§ **Directions for this task**: Repeat exactly the stretch of lines from the line containing "Output the Python" through the line containing "from matplotlib.ticker import FixedLocator", both included, and nothing else.

§ **Data for this task**:
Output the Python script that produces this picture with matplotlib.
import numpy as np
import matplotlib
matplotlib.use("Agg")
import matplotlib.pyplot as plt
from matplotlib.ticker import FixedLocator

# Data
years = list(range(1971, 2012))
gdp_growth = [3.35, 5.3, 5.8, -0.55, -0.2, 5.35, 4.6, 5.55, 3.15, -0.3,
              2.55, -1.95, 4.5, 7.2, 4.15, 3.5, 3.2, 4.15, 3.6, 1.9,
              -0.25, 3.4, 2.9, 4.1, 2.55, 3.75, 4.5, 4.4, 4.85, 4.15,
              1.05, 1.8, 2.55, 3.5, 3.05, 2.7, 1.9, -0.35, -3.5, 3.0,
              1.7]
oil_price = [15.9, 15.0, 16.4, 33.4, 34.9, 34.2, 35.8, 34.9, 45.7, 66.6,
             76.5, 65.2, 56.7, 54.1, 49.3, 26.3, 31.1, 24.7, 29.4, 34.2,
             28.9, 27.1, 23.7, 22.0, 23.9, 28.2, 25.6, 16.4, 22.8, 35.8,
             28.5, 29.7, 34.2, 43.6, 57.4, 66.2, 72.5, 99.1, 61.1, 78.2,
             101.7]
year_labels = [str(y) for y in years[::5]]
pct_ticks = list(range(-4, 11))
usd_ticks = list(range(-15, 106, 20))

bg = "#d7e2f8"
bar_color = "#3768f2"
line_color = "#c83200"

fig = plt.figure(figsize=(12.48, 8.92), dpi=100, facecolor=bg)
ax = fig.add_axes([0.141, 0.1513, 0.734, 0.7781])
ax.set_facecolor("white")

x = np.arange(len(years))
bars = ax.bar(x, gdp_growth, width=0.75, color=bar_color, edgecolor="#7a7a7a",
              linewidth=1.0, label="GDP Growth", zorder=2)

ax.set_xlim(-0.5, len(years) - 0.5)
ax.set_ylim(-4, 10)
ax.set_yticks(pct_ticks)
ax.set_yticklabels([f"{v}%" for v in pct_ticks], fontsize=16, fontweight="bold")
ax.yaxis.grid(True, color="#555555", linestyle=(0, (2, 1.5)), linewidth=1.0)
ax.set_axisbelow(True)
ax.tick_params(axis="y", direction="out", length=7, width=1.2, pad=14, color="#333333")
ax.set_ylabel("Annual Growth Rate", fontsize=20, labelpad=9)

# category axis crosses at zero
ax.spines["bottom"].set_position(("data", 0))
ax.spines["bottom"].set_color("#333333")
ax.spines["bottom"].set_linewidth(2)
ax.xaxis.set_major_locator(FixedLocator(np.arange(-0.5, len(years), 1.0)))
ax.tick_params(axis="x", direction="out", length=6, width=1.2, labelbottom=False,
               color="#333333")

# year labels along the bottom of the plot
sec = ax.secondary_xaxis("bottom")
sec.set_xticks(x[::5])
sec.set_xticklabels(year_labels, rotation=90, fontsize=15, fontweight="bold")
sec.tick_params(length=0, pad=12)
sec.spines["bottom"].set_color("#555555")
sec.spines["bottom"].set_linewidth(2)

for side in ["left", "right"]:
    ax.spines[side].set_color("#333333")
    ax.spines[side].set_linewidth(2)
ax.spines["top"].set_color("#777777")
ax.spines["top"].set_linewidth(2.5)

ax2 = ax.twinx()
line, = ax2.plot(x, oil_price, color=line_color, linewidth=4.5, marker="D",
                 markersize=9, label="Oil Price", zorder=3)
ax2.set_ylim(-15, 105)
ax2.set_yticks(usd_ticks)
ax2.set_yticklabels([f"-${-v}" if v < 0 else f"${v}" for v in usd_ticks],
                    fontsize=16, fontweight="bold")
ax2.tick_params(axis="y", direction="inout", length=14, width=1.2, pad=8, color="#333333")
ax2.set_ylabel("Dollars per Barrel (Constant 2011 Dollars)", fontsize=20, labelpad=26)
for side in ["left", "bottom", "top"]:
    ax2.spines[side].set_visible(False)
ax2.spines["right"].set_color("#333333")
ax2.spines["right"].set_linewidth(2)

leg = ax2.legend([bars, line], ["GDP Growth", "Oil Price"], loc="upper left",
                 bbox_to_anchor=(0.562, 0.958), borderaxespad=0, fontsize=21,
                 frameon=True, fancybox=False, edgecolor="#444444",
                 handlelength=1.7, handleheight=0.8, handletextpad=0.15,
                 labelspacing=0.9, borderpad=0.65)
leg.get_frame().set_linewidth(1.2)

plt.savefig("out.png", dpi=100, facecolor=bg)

...

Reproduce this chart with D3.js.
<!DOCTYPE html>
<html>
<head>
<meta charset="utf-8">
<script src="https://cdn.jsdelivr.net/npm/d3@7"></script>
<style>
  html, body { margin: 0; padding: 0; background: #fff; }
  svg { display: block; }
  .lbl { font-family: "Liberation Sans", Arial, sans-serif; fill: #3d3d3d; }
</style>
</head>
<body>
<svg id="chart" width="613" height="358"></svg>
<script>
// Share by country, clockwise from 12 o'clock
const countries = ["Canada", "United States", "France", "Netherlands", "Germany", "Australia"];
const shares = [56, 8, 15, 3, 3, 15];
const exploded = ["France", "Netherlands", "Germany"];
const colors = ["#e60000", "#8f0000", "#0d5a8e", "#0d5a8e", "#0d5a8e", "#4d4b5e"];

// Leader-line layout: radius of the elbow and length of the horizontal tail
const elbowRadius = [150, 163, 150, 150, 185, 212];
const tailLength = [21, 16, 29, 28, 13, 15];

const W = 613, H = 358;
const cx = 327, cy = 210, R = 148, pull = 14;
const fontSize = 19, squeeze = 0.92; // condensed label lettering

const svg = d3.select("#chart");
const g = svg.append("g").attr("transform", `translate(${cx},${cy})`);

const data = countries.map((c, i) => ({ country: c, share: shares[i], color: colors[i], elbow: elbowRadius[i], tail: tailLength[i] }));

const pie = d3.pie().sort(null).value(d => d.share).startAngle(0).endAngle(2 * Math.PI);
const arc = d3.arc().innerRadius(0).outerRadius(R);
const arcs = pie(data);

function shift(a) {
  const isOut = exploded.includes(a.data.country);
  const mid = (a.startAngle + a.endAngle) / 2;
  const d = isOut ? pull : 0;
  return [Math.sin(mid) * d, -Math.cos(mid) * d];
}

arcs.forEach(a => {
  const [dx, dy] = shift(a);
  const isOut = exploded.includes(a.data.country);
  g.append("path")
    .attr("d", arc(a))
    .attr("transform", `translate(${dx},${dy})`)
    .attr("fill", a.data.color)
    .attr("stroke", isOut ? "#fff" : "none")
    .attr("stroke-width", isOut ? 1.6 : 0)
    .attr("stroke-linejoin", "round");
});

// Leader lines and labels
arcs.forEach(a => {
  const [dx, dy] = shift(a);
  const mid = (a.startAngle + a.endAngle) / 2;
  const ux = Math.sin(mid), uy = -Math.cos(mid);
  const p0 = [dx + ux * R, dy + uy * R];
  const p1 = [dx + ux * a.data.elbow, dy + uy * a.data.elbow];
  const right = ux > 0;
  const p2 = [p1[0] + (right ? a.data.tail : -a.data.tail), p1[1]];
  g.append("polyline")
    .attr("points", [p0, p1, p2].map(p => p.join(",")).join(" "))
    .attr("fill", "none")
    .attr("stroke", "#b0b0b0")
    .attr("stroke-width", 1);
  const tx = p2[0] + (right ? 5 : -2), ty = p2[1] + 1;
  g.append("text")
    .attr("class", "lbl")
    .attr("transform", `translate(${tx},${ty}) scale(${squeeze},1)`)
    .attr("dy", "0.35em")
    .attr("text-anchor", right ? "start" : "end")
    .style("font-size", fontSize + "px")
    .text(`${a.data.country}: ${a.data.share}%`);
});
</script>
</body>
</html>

...

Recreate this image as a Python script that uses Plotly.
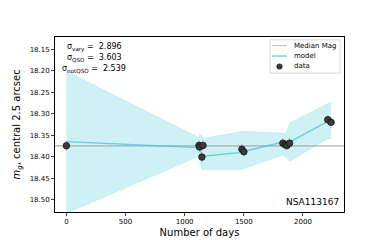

§ **Correct response**:
Output the Python script that produces this picture with matplotlib.
import numpy as np
import matplotlib
matplotlib.use("Agg")
import matplotlib.pyplot as plt
from matplotlib.ticker import FixedLocator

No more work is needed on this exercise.